Related: Classic cherry blossom photos from the Library of Congress

How do the above dates compare with the blooming dates of the Yoshino cherry trees that might have occurred here say, in the 19th century?  We don’t know for sure, of course, because they weren’t planted yet.  The best way of estimating this comes from a long-time D.C. resident, Reverend Mackee, who lived in Georgetown during the Civil War years. An amateur meteorologist, the Reverend compiled what is believed to be the only complete weather record for the D.C. area during that turbulent period.  Mackee’s records were incorporated in a book, Civil War Weather in Virginia, by Robert K. Krick.

In my Civil War 150 weather post of March 8, 2011, I discussed  Reverend Mackee’s weather observations and the fact that he was also quite attentive with regard to making notes of seasonal changes in flora and fauna and about the first springtime appearance of cherry tree blossoms in D.C. in 1861, ‘62, ‘63, and’65. From 1861 to 1863, he noted, they apparently bloomed no earlier than April 18 and as late as April 30, although during April 1865, the last year of the war, they bloomed around April 6.

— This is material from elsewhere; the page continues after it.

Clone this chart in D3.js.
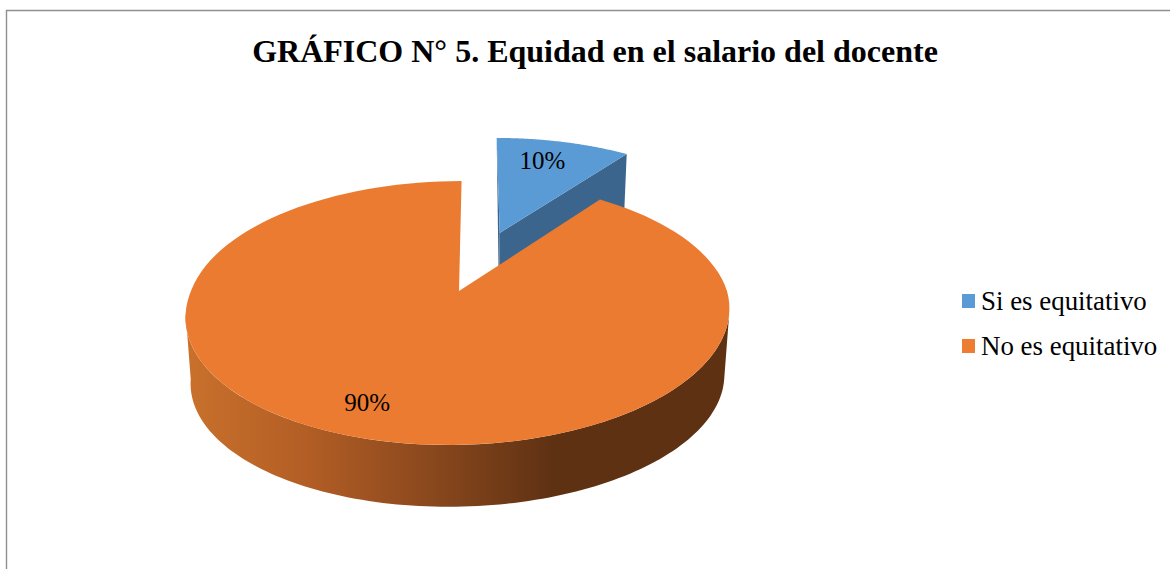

These cherry trees were obviously not of the variety donated to Washington by Japan in 1912 and it’s unclear when they would have blossomed in today’s climate. Nevertheless, it is a rough indicator and by comparison with current average blooming dates of cherry trees in the D.C. Tidal Basin, most of the above dates are quite late in the season:  whereas the NPS says the latest peak bloom of the last 10 years was April 9, Rev. Mackee indicated the earliest peak bloom during the Civil War was April 6.

By the way, although we’re now experiencing one of our later peak bloom dates of recent years, the Japanese cherry trees–in Japan, that is—have already bloomed–the earliest they have ever done so, reports CNN and the Dailyi Yomiuri. As in D.C., Japan announced the beginning of their cherry blossom season this past weekend.   So unless I’m missing something, the Japanese seem to time their cherry blossom festivities to coincide with peak blooming, whereas D.C. sets up a fixed date well in advance to accommodate the tourism industry.   Could this be a teachable moment for D.C.?

 Some background on the Washington’s Tidal Basin cherry blossoms

Burning infected Cherry Trees In 1910. (National Park Service) Burning infected Cherry Trees In 1910. (National Park Service)

On returning from Japan in 1885, Eliza Ruhamah Scidmore attempted to convince the U.S. Army Superintendent of the Office of Public Buildings and Grounds (Col. Spencer Cosby) to plant Japanese cherry trees along Washington’s Potomac waterfront.  Unfortunately, her efforts failed.

But years later, with the help of others, including First Lady Helen Taft, she would eventually succeed and the same U.S. Army Superintendent of the Office of Public Buildings and Grounds who had previously rejected the idea, approved the purchase in 1909.

On January 6, 1910,  however, when Japan’s shipment arrived, there was a major setback, as the trees were infested with insects and nematodes, forcing President Taft to burn the entire stock.  Later, after diplomatic sensitivities were soothed, Japan delivered a second shipment (3,020) of the prized trees, but only 1,800 of the Somei-Yoshino variety that adorn the Tidal Basin.